7

Sometimes I want to run certain files, but I don't want to navigate all the way to the folder.

If I know the file name and find -name file_name.py only returns one result, can I just use that?

For example, instead of navigating all the way to a specific folder and calling:

python file_name.py

Can I write:

python [ find -name file_name.py ] 

or

python [ locate file_name.py ]

Or some sort of variant for 'search my entire computer for this file name and use it'? Preferably in one line.

2
  • locate wont have latest results.
    – Braiam
    Apr 22, 2014 at 5:46
  • What text editor are you using to edit these files? I'd suggest using a text editor that allows you to easily search for files under the current directory. For example, with vim and the CtrlP extension you could type Ctrl-p then filename to find the file. The case-insensitive approximate string matching it performs is called fuzzy matching and is a common feature in text editors.
    – Philip
    Apr 22, 2014 at 5:54

5 Answers 5

12

I think you're looking for:

python $(find -name myscript.py)
3
  • Ah! It was foolish of me to forget the $! I couldn't understand why brackets weren't doing anything. Thank you! Apr 21, 2014 at 22:27
  • Using python $(locate file_name.py) is slightly shorter to type. Apr 22, 2014 at 17:08
  • Shorter yes, but if I were in a project tree, I would find find . -name myscript.py, so I didn't get a copy installed globally and a dev copy. So there's less variance in how I would use it those two times. Apr 22, 2014 at 20:34
5

Add the line shopt -s globstar to the file .bashrc in your home directory. (To just try this out, type this on the command line, it will only take effect in your current shell.)

Then you can use **/ to mean “in the current directory or a subdirectory and so on recursively”, i.e. the same thing as simple find commands.

python **/myscript.py

Caveat: **/ traverses symbolic links to directories, whereas find doesn't. In bash, you can't avoid this. In zsh, **/ is available out of the box and doesn't traverse symbolic links (there's ***/ for the rare cases where you want to traverse symlinks).

3
  • This one is definitely the fastest to type (and probably my favorite too)! On the other hand, if your directory is bloated, it might be very long, since bash's globbing mecanism involves sorting out the files! in that respect, the methods involving find might be more responsive.

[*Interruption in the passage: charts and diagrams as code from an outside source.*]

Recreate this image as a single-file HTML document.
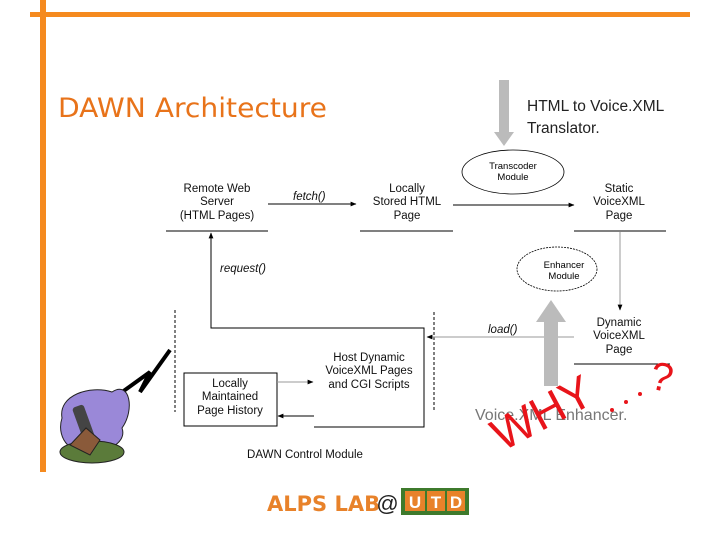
<!DOCTYPE html>
<html><head><meta charset="utf-8"><style>
html,body{margin:0;padding:0;background:#fff;}
svg{display:block;}
</style></head><body>
<svg width="720" height="540" viewBox="0 0 720 540" xmlns="http://www.w3.org/2000/svg" font-family="Liberation Sans, sans-serif">
<defs>
<marker id="a" viewBox="0 0 10 10" refX="9" refY="5" markerWidth="6" markerHeight="6" orient="auto"><path d="M0,1 L10,5 L0,9 z" fill="#000"/></marker>
</defs>
<rect x="30" y="12" width="660" height="5" fill="#F58A1F"/>
<rect x="40" y="0" width="6" height="472" fill="#F58A1F"/>
<text x="58" y="117" font-size="27" fill="#E8731A" font-family="DejaVu Sans, sans-serif" textLength="269" lengthAdjust="spacingAndGlyphs">DAWN Architecture</text>
<text x="527" y="111" font-size="15.5" fill="#222">HTML to Voice.XML</text>
<text x="527" y="133" font-size="15.5" fill="#222">Translator.</text>
<path d="M499,80 H509 V132 H514 L504,146 L494,132 H499 Z" fill="#bbb"/>
<ellipse cx="513" cy="172" rx="51" ry="22" fill="none" stroke="#000" stroke-width="0.8"/>
<text x="513" y="169" font-size="9.5" text-anchor="middle">Transcoder</text>
<text x="513" y="180" font-size="9.5" text-anchor="middle">Module</text>
<ellipse cx="557" cy="269" rx="40" ry="22" fill="none" stroke="#000" stroke-width="0.8" stroke-dasharray="2,1"/>
<text x="564" y="268" font-size="9.5" text-anchor="middle">Enhancer</text>
<text x="564" y="279" font-size="9.5" text-anchor="middle">Module</text>
<g font-size="11.5" text-anchor="middle" fill="#111">
<text x="217" y="192">Remote Web</text><text x="217" y="205">Server</text><text x="217" y="219">(HTML Pages)</text>
<text x="407" y="192">Locally</text><text x="407" y="205">Stored HTML</text><text x="407" y="219">Page</text>
<text x="619" y="192">Static</text><text x="619" y="205">VoiceXML</text><text x="619" y="219">Page</text>
<text x="619" y="326">Dynamic</text><text x="619" y="339">VoiceXML</text><text x="619" y="353">Page</text>
<text x="369" y="361">Host Dynamic</text><text x="369" y="374">VoiceXML Pages</text><text x="369" y="388">and CGI Scripts</text>
<text x="230" y="387">Locally</text><text x="230" y="400">Maintained</text><text x="230" y="414">Page History</text>
<text x="305" y="458">DAWN Control Module</text>
</g>
<g font-size="11.5" font-style="italic" fill="#111">
<text x="293" y="200">fetch()</text>
<text x="220" y="272">request()</text>
<text x="488" y="333">load()</text>
</g>
<g stroke="#000" stroke-width="1" fill="none">
<line x1="166" y1="231" x2="268" y2="231"/>
<line x1="360" y1="231" x2="453" y2="231"/>
<line x1="574" y1="231" x2="666" y2="231"/>
<line x1="574" y1="364" x2="670" y2="364"/>
<line x1="268" y1="204" x2="356" y2="204" marker-end="url(#a)"/>
<line x1="453" y1="205" x2="574" y2="205" marker-end="url(#a)"/>
<polyline points="314,328 211,328 211,233" marker-end="url(#a)"/>
<polyline points="314,328 424,328 424,427 314,427"/>
<rect x="184" y="373" width="93" height="53"/>
<line x1="314" y1="416" x2="278" y2="416" marker-end="url(#a)"/>
<line x1="175" y1="310" x2="175" y2="412" stroke-dasharray="3,2"/>
<line x1="434" y1="312" x2="434" y2="412" stroke-dasharray="3,2"/>
</g>
<g stroke="#999" stroke-width="1" fill="none">
<line x1="620" y1="232" x2="620" y2="310" marker-end="url(#a)"/>
<line x1="574" y1="337" x2="427" y2="337" marker-end="url(#a)"/>
<line x1="277" y1="382" x2="313" y2="382" marker-end="url(#a)"/>
</g>
<path d="M544,386 H558 V322 H566 L551,300 L536,322 H544 Z" fill="#bbb"/>
<text x="475" y="420" font-size="16" fill="#777">Voice.XML Enhancer.</text>
<g fill="#e8141a" font-family="Liberation Sans, sans-serif">
<text x="502" y="452" font-size="46" transform="rotate(-28 502 452)">WHY</text>
<circle cx="612" cy="410" r="2"/><circle cx="626" cy="402" r="2"/><circle cx="640" cy="394" r="2"/>
<text x="648" y="388" font-size="40" transform="rotate(12 648 388)">?</text>
</g>
<polyline points="118,395 150,372 140,392 170,350" fill="none" stroke="#000" stroke-width="4"/>
<path d="M62,418 C58,395 90,385 112,392 C130,380 135,410 122,428 C128,445 100,455 90,448 C75,458 55,440 62,418 Z" fill="#9a88d8" stroke="#222"/>
<ellipse cx="92" cy="452" rx="32" ry="11" fill="#5b7b3a" stroke="#222"/>
<rect x="78" y="405" width="12" height="38" rx="3" fill="#444" transform="rotate(-20 84 424)"/>
<path d="M70,445 L86,428 L100,440 L90,455 Z" fill="#8a5a3a" stroke="#222"/>
<text x="267" y="511" font-size="21" font-weight="bold" fill="#E8822A" font-family="DejaVu Sans, sans-serif">ALPS LAB</text>
<text x="376" y="511" font-size="22" font-style="italic" fill="#222">@</text>
<rect x="401" y="488" width="68" height="27" fill="#3e7a2c"/>
<rect x="405" y="491" width="20" height="20" fill="#e8822a"/><rect x="427" y="491" width="18" height="20" fill="#e8822a"/><rect x="447" y="491" width="18" height="20" fill="#e8822a"/>
<g font-size="17" font-weight="bold" fill="#fff" text-anchor="middle"><text x="415" y="508">U</text><text x="436" y="508">T</text><text x="456" y="508">D</text></g>
</svg>
</body></html>
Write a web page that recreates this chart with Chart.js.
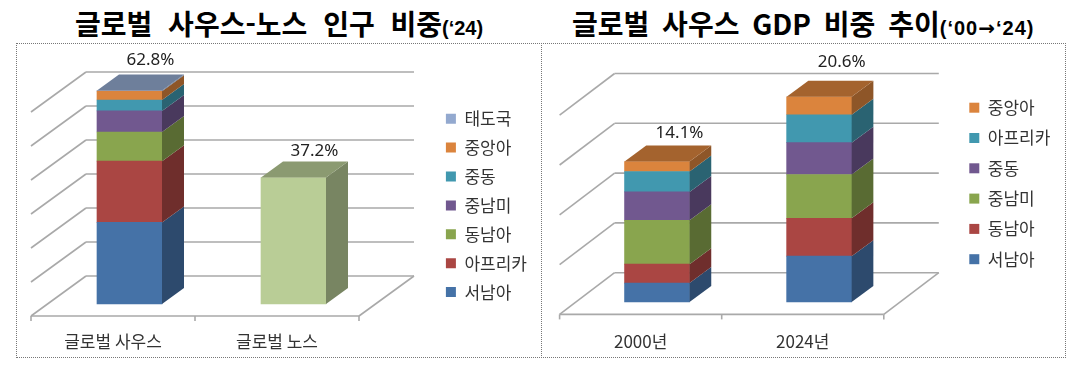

Apr 22, 2014 at 12:22
  • @gniourf_gniourf Sorting is fast, it happens in memory, in time Θ(n log(n)) which is close to the Θ(n) for reading. **/ is a bit slower than find because find has an optimization that it doesn't call stat on files in leaf directories. Calling find …| … or find … -exec … \; is more responsive because files can be processed as soon as they're found, but $(find …) has to traverse the whole tree first just like **/. Apr 22, 2014 at 13:53
  • This is also really convenient. Apr 22, 2014 at 20:46
1

Just to show that there is always more than one way to do things (even without using Perl):

find -name file_name.py -exec python {} \;

will work as well. The exec option of find executes the following command for every file that it finds. In this command, {} acts as a placeholder for the file, and \; signifies the end of the command.

2
  • 1
    if you add -quit at the end of the find command, this is a good answer: find -name file_name.py -exec python {} \; -quit Apr 22, 2014 at 12:12
  • @gniourf_gniourf Ah, thanks for that. Yes, you may want the command to exit after processing the first file found.
    – Jos
    Apr 22, 2014 at 12:16
0

You could store the output of find to a variable and do whatever you want to with it as follows:

file=`find -name file_name.py` && python $file

find -name file_name.py will search for files named file_name.py and store the result into file variable and if the command succeeded(results are obtained without errors), python interprets $file.

0

Another one:

xargs -0 python < <(find -name my_script.py -print0 -quit)

Now, as homework assignment, try to determine the pros, cons and differences of all the methods presented here.